Research on the Impact of Controlling Shareholders' Equity Pledges on Firm Performance from the Perspective of Corporate Governance
Keywords:
equity pledge, corporate performance, corporate governanceAbstract
In recent years, as companies face increasing financing difficulties due to factors such as stringent lending conditions and high interest rates, new financing methods have emerged. Among these, equity pledges have gained attention due to their simple approval process, low cost, and ability to maintain shareholder control. As a result, equity pledges have become a preferred financing option for shareholders of many listed companies. This paper examines the equity pledge behavior of major shareholders and its potential impact on company performance. It begins by introducing the background of the equity pledge market, then reviews relevant literature on the economic impacts of equity pledges, which are classified into positive synergistic effects and negative encroachment effects.

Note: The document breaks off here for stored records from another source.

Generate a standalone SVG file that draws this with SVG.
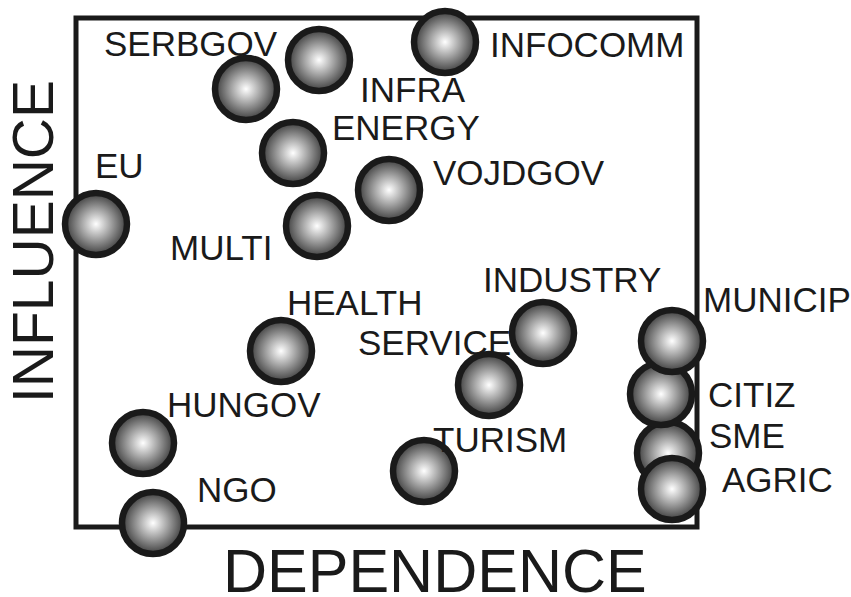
<svg xmlns="http://www.w3.org/2000/svg" width="851" height="597" viewBox="0 0 851 597">
<defs>
<radialGradient id="sph" cx="50%" cy="50%" r="50%">
<stop offset="0" stop-color="#ffffff"/>
<stop offset="0.45" stop-color="#a8a8a8"/>
<stop offset="1" stop-color="#3c3c3c"/>
</radialGradient>
<style>
.ball{fill:url(#sph);stroke:#1a1a1a;stroke-width:6.5}
.lbl{font-family:"Liberation Sans",Arial,sans-serif;font-size:35px;fill:#1a1a1a}
.ax{font-family:"Liberation Sans",Arial,sans-serif;fill:#1a1a1a}
</style>
</defs>
<rect width="851" height="597" fill="#fff"/>
<rect id="frame" x="76" y="18" width="621" height="509" fill="none" stroke="#1a1a1a" stroke-width="5"/>
<g id="connectors"/>
<text class="ax" x="223" y="592" font-size="61">DEPENDENCE</text>
<text class="ax" transform="translate(53,403) rotate(-90)" font-size="57">INFLUENCE</text>
<g id="EU"><circle class="ball" cx="96" cy="224" r="31"/><text class="lbl" x="95" y="178">EU</text></g>
<g id="SERBGOV"><circle class="ball" cx="246" cy="89" r="31"/><text class="lbl" x="104" y="56">SERBGOV</text></g>
<g id="INFRA"><circle class="ball" cx="319" cy="60" r="31"/><text class="lbl" x="360" y="102">INFRA</text></g>
<g id="INFOCOMM"><circle class="ball" cx="445" cy="42" r="31"/><text class="lbl" x="490" y="57">INFOCOMM</text></g>
<g id="ENERGY"><circle class="ball" cx="293" cy="153" r="31"/><text class="lbl" x="332" y="140">ENERGY</text></g>
<g id="VOJDGOV"><circle class="ball" cx="389" cy="190" r="31"/><text class="lbl" x="433" y="185">VOJDGOV</text></g>
<g id="MULTI"><circle class="ball" cx="317" cy="226" r="31"/><text class="lbl" x="170" y="260">MULTI</text></g>
<g id="HEALTH"><circle class="ball" cx="281" cy="351" r="31"/><text class="lbl" x="287" y="315">HEALTH</text></g>
<g id="HUNGOV"><circle class="ball" cx="143" cy="443" r="31"/><text class="lbl" x="167" y="417">HUNGOV</text></g>
<g id="NGO"><circle class="ball" cx="153" cy="523" r="31"/><text class="lbl" x="197" y="502">NGO</text></g>
<g id="TURISM"><circle class="ball" cx="424" cy="471" r="31"/><text class="lbl" x="433" y="452">TURISM</text></g>
<g id="INDUSTRY"><circle class="ball" cx="543" cy="333" r="31"/><text class="lbl" x="483" y="292">INDUSTRY</text></g>
<g id="SERVICE"><circle class="ball" cx="489" cy="385" r="31"/><text class="lbl" x="358" y="355">SERVICE</text></g>
<g id="SME"><circle class="ball" cx="668" cy="453" r="31"/><text class="lbl" x="709" y="448">SME</text></g>
<g id="CITIZ"><circle class="ball" cx="661" cy="394" r="31"/><text class="lbl" x="708" y="407">CITIZ</text></g>
<g id="MUNICIP"><circle class="ball" cx="672" cy="341" r="31"/><text class="lbl" x="703" y="312">MUNICIP</text></g>
<g id="AGRIC"><circle class="ball" cx="672" cy="489" r="31"/><text class="lbl" x="722" y="492">AGRIC</text></g>
</svg>
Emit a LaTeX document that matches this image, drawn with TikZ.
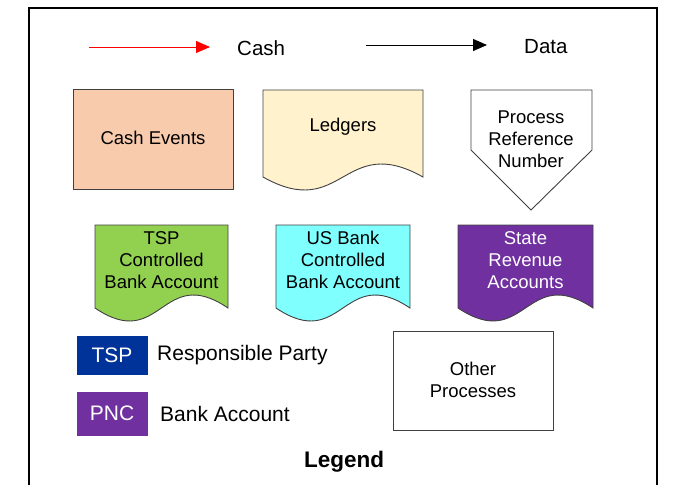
\documentclass[tikz,border=0pt]{standalone}
\usepackage{fontspec}
\setmainfont{Liberation Sans}
\usetikzlibrary{arrows.meta,calc}

\definecolor{peach}{HTML}{F8CBAD}
\definecolor{ledgercol}{HTML}{FFF2CC}
\definecolor{tspgreen}{HTML}{92D050}
\definecolor{usbankcyan}{HTML}{80FFFF}
\definecolor{statepurple}{HTML}{7030A0}
\definecolor{tspblue}{HTML}{003399}
\definecolor{edgegray}{HTML}{404040}

\tikzset{
  boxline/.style={draw=edgegray, line width=0.9pt},
  boxtext/.style={align=center, inner sep=0pt, font=\fontsize{18.5}{22}\selectfont},
  legtext/.style={inner sep=0pt, font=\fontsize{20.5}{24}\selectfont},
  keytext/.style={inner sep=0pt, font=\fontsize{21}{24}\selectfont},
  frameline/.style={draw=black, line width=2pt},
  flowarrow/.style={line width=1pt, -{Triangle[length=14pt,width=12pt]}},
}

% document symbol: left, top, right, bottom-of-sides
\newcommand{\docsymbol}[5]{%
  \filldraw[fill=#1, boxline] (#2,#3) -- (#4,#3) -- (#4,#5)
    .. controls ({(#2+#4)/2},{#5-45}) and ({(#2+#4)/2},{#5+45}) .. (#2,#5) -- cycle;}

\begin{document}
\begin{tikzpicture}[x=1pt,y=-1pt]
  \useasboundingbox (0,0) rectangle (674,485);

  % outer frame, open at the bottom
  \draw[frameline] (29,485) -- (29,8) -- (657,8) -- (657,485);

  % flow keys
  \coordinate (cashA) at (89,47);
  \coordinate (cashB) at (210,47);
  \draw[flowarrow, red] (cashA) -- (cashB);
  \node[legtext, anchor=west] (cashlbl) at (237,48) {Cash};

  \coordinate (dataA) at (366,45);
  \coordinate (dataB) at (487,45);
  \draw[flowarrow, black] (dataA) -- (dataB);
  \node[legtext, anchor=west] (datalbl) at (524,47) {Data};

  % cash events
  \filldraw[fill=peach, boxline] (73,89) rectangle (233,189);
  \node[boxtext] (cashevents) at (153,138) {Cash Events};

  % ledgers
  \docsymbol{ledgercol}{263}{90}{423}{177}
  \node[boxtext] (ledgers) at (343,127) {Ledgers};

  % process reference number (off-page connector)
  \filldraw[fill=white, boxline] (471,90) -- (592,90) -- (592,150) -- (531,210) -- (471,150) -- cycle;
  \node[boxtext] (prn) at (531,139) {Process\\Reference\\Number};

  % bank accounts
  \docsymbol{tspgreen}{95}{225}{228}{308}
  \node[boxtext] (tspacct) at (161.5,260) {TSP\\Controlled\\Bank Account};

  \docsymbol{usbankcyan}{276}{225}{410}{308}
  \node[boxtext] (usacct) at (343,260) {US Bank\\Controlled\\Bank Account};

  \docsymbol{statepurple}{458}{225}{593}{308}
  \node[boxtext, text=white] (stateacct) at (525.5,260) {State\\Revenue\\Accounts};

  % colour keys
  \filldraw[fill=tspblue, draw=tspblue] (77,336) rectangle (147,374);
  \node[keytext, text=white] (tspkey) at (112,355) {TSP};
  \node[keytext, anchor=west] (tsplbl) at (157,355) {Responsible Party};

  \filldraw[fill=statepurple, draw=statepurple] (77,392) rectangle (147,435);
  \node[keytext, text=white] (pnckey) at (112,413) {PNC};
  \node[keytext, anchor=west] (pnclbl) at (160,414) {Bank Account};

  % other processes
  \filldraw[fill=white, boxline] (393,331) rectangle (553,430);
  \node[boxtext] (other) at (473,380) {Other\\Processes};

  % title
  \node[inner sep=0pt, font=\fontsize{22.5}{26}\selectfont\bfseries] (legendtitle) at (344,462) {Legend};
\end{tikzpicture}
\end{document}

Additionally, corporate governance theories suggest that internal and external governance mechanisms influence the relationship between equity pledges and firm performance, and the nature of equity in different firms also affects post-pledge outcomes. Based on these theoretical insights, three research hypotheses are proposed for empirical analysis, with reliable conclusions drawn through multiple regression analyses, heterogeneity, and robustness tests. By incorporating corporate governance as a moderating variable, this paper expands on previous research on equity pledges and offers recommendations for market regulators to enhance equity pledge regulation and use corporate governance tools for positive outcomes.